Well known businessman Akis Lefkaritis, 59, who was sentenced to 12 years in jail after pleading guilty to charges of sexually exploiting two girls, aged 14 and 15, had his sentence reduced by the supreme court by three years over “mistakes” made by the Larnaca criminal court.
Nicos Nicolaou, 37, who was implicated in the same case, also had his June 2014, 10-year sentence reduced by the same number of years, with the appeals court making reference to mistakes made by the first court.
Both convicts had appealed the sentence considering it manifestly excessive.
Lefkaritis’ lawyer, supporting the position of his client that the penalty imposed was excessive, argued that the criminal court had not ascribed due consideration to his client’s immediate admission and remorse, as well as the fact no violence, physical, or mental had been used and that the sexual act was not the result of coercion.
The defence also argued that neither his client’s clean criminal record and previous good character were given gravity, nor his health problems, or the impact of the sentence on his personal and family life.
The effects on his professional career were also brought up, since, as a result of his incarceration, he had lost his management job and executive remuneration amounting € 360.000 per year, which was devastating for him and his family, the court heard.
Also not duly taken into account, according to the lawyer, was the damaging misleading publicity and brutal vilification suffered by his client in the media and social media, which exposed him to public ridicule and disgust.
The three-judge appeals court unanimously accepted the appeals of the two convicts reducing their sentences to nine years for Lefkaritis and seven for Nicolaou.
In its decision, the supreme court said there were factors that made the case very serious, such as Lefkaritis’ repeated criminal behaviour with the younger of the two victims, as well as the age difference between the defendants and the victims.
To their credit however, there were compelling mitigating factors, the main being the immediate and complete remorse of the appellants to which due weight was not given.
The decision said that, from the arguments put forward by Lefkaritis’ lawyer for reduction of his sentence, the lack of knowledge on his part of the dire economic situation of the juvenile victims, which was not brought up in the criminal court, counted in favour of his client.
“Based on all the facts put before us, we believe that the confession and acknowledgment of both appellants was not proportionally reflected in the sentence,” the court decision said, adding that it became necessary that the sentences imposed by the criminal court to be reduced accordingly to be free from the identified errors in reflecting adequately the importance of their admissions.
The Cyprus women’s lobby reacted to the decision saying “The decision of the Supreme Court reflects the patriarchal and gendered attitudes and stereotypes of its members that place blame on the victims.

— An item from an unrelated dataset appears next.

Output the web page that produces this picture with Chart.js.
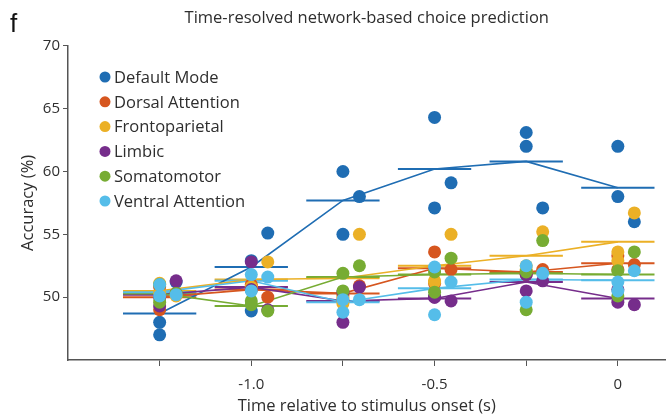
<!DOCTYPE html>
<html>
<head>
<meta charset="utf-8">
<script src="https://cdn.jsdelivr.net/npm/chart.js@4.4.1/dist/chart.umd.min.js"></script>
<style>
  html, body { margin: 0; padding: 0; background: #fff; }
  #wrap { width: 672px; height: 416px; }
</style>
</head>
<body>
<div id="wrap"><canvas id="myChart"></canvas></div>
<script>
// time bins (s, relative to stimulus onset)
const times = [-1.25, -1.0, -0.75, -0.5, -0.25, 0];
const xTickLabels = ['', '-1.0', '', '-0.5', '', '0'];
const yTicks = [50, 55, 60, 65, 70];

const networks = ['Default Mode', 'Dorsal Attention', 'Frontoparietal', 'Limbic', 'Somatomotor', 'Ventral Attention'];
const colors = ['#1f6db3', '#d6561f', '#ebb026', '#762d8b', '#77ac33', '#55bde9'];

// mean accuracy per time bin (%)
const meanDefault    = [48.7, 52.4, 57.7, 60.2, 60.8, 58.7];
const meanDorsal     = [50.0, 50.6, 50.3, 52.3, 52.0, 52.7];
const meanFrontopar  = [50.5, 51.4, 51.5, 52.5, 53.3, 54.4];
const meanLimbic     = [50.2, 50.8, 49.7, 49.9, 51.2, 49.9];
const meanSomatomot  = [50.3, 49.3, 51.6, 51.8, 51.9, 51.8];
const meanVentral    = [50.4, 51.3, 49.6, 50.7, 51.4, 51.35];

// single values per time bin: [first, second, third (drawn slightly right)]
const dotsDefault   = [[48.0, 47.0, 51.2], [48.9, 52.9, 55.1], [60.0, 55.0, 58.0], [64.3, 57.1, 59.1], [63.1, 62.0, 57.1], [62.0, 58.0, 56.0]];
const dotsDorsal    = [[49.0, 50.8, 50.3], [51.0, 50.8, 50.0], [50.2, 49.8, 50.9], [53.6, 51.1, 52.2], [52.0, 51.8, 52.2], [53.3, 52.2, 52.6]];
const dotsFrontopar = [[51.1, 50.3, 50.1], [50.8, 50.6, 52.8], [50.0, 49.5, 55.0], [51.3, 51.2, 55.0], [52.5, 52.2, 55.2], [53.6, 52.9, 56.7]];
const dotsLimbic    = [[50.0, 49.3, 51.3], [52.8, 50.6, 49.0], [50.4, 48.0, 50.8], [50.0, 50.0, 49.7], [50.5, 51.8, 51.3], [49.6, 50.6, 49.4]];
const dotsSomatomot = [[51.0, 49.6, 50.3], [49.4, 49.7, 48.9], [51.9, 50.5, 52.5], [52.0, 50.4, 53.1], [52.0, 49.0, 54.5], [52.1, 50.1, 53.6]];
const dotsVentral   = [[50.1, 51.0, 50.2], [51.8, 50.5, 51.6], [49.8, 48.8, 49.8], [52.4, 48.6, 51.2], [52.5, 49.6, 51.9], [51.2, 50.5, 52.1]];

const means = [meanDefault, meanDorsal, meanFrontopar, meanLimbic, meanSomatomot, meanVentral];
const dots = [dotsDefault, dotsDorsal, dotsFrontopar, dotsLimbic, dotsSomatomot, dotsVentral];

const SHIFT = [0, 0, 0.045];  // horizontal offset of the single values
const HALF = 0.1;             // half width of the mean bars
const FONT = '"Open Sans", "DejaVu Sans", sans-serif';
const TEXT = '#2e2e2e';

let datasets = [];
networks.forEach(function(name, k) {
	let c = colors[k];
	let pts = [];
	dots[k].forEach(function(trio, i) {
		trio.forEach(function(v, j) { pts.push({x: times[i] + SHIFT[j], y: v}); });
	});
	datasets.push({
		type: 'scatter', label: name, data: pts,
		backgroundColor: c, borderColor: c, borderWidth: 0,
		pointRadius: 6.5, order: 5 - k
	});
	// line through the means
	datasets.push({
		type: 'line', label: name + ' mean', showLine: true,
		data: times.map(function(t, i) { return {x: t, y: means[k][i]}; }),
		borderColor: c, borderWidth: 1.6, pointRadius: 0, tension: 0, fill: false,
		order: 20 - k
	});
	// short horizontal mean bars
	let seg = [];
	times.forEach(function(t, i) {
		seg.push({x: t - HALF, y: means[k][i]}, {x: t + HALF, y: means[k][i]}, {x: t + HALF, y: null});
	});
	datasets.push({
		type: 'line', label: name + ' bar', showLine: true, data: seg,
		borderColor: c, borderWidth: 2, pointRadius: 0, spanGaps: false, fill: false,
		order: 30 - k
	});
});

// legend inside the axes + panel letter
const extras = {
	id: 'extras',
	afterDraw: function(chart) {
		const ctx = chart.ctx;
		const a = chart.chartArea;
		ctx.save();
		ctx.textBaseline = 'middle';
		ctx.font = '16.5px ' + FONT;
		networks.forEach(function(n, k) {
			let y = 77 + k * 24.8;
			ctx.fillStyle = colors[k];
			ctx.beginPath();
			ctx.arc(a.left + 37, y, 5.5, 0, Math.PI * 2);
			ctx.fill();
			ctx.fillStyle = TEXT;
			ctx.fillText(n, a.left + 46, y + 1);
		});
		ctx.font = '26px "Liberation Sans", sans-serif';
		ctx.fillStyle = '#111';
		ctx.textBaseline = 'alphabetic';
		ctx.fillText('f', 10, 32);
		ctx.restore();
	}
};

var ctx = document.getElementById('myChart').getContext('2d');
var myChart = new Chart(ctx, {
	type: 'scatter',
	data: { datasets: datasets },
	plugins: [extras],
	options: {
		responsive: true,
		maintainAspectRatio: false,
		animation: false,
		layout: { padding: 0 },
		plugins: {
			legend: { display: false },
			tooltip: { enabled: false },
			title: {
				display: true, fullSize: false,
				text: 'Time-resolved network-based choice prediction',
				color: TEXT, font: { family: FONT, size: 16.5, weight: 'normal' },
				padding: { top: 8, bottom: 18 }
			}
		},
		scales: {
			x: {
				type: 'linear', min: -1.5, max: 0.13,
				afterBuildTicks: function(s) { s.ticks = times.map(function(v) { return {value: v}; }); },
				afterFit: function(s) { s.height = 56; },
				ticks: {
					callback: function(v, i) { return xTickLabels[i]; },
					color: TEXT, font: { family: FONT, size: 15 }, padding: 10,
					maxRotation: 0, autoSkip: false
				},
				grid: { drawOnChartArea: false, drawTicks: true, tickLength: 6, color: '#555' },
				border: { color: '#555', width: 1.5 },
				title: {
					display: true, text: 'Time relative to stimulus onset (s)',
					color: TEXT, font: { family: FONT, size: 16.5 }, padding: { top: 4, bottom: 0 }
				}
			},
			y: {
				min: 45, max: 70,
				afterBuildTicks: function(s) { s.ticks = yTicks.map(function(v) { return {value: v}; }); },
				afterFit: function(s) { s.width = 68; },
				ticks: { color: TEXT, font: { family: FONT, size: 15 }, padding: 3 },
				grid: { drawOnChartArea: false, drawTicks: true, tickLength: 5, color: '#555' },
				border: { color: '#555', width: 1.5 },
				title: {
					display: true, text: 'Accuracy (%)',
					color: TEXT, font: { family: FONT, size: 16.5 }, padding: { top: 18, bottom: 0 }
				}
			}
		}
	}
});
</script>
</body>
</html>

Sexual abuse/exploitation of children, rape and sexual violence are among the most serious human rights violations and as active citizens we demand that penalties reflect the gravity of the crime.”
“As active members of civil society, we express zero tolerance to sexual abuse and exploitation of children and rape culture and victim blaming. We demand justice for victims of sexual violence as well as the imposition of penalties and sentences that correspond to the severity of the crime and serve as a deterrent to perpetrators.”
The group are planning to gather outside the supreme court on Friday to demonstrate against what they called a mockery of justice, an offence to the victims, which sends dangerous messages to society on how Cyprus deals with cases of sexual exploitation of minors, and violence against women and girls.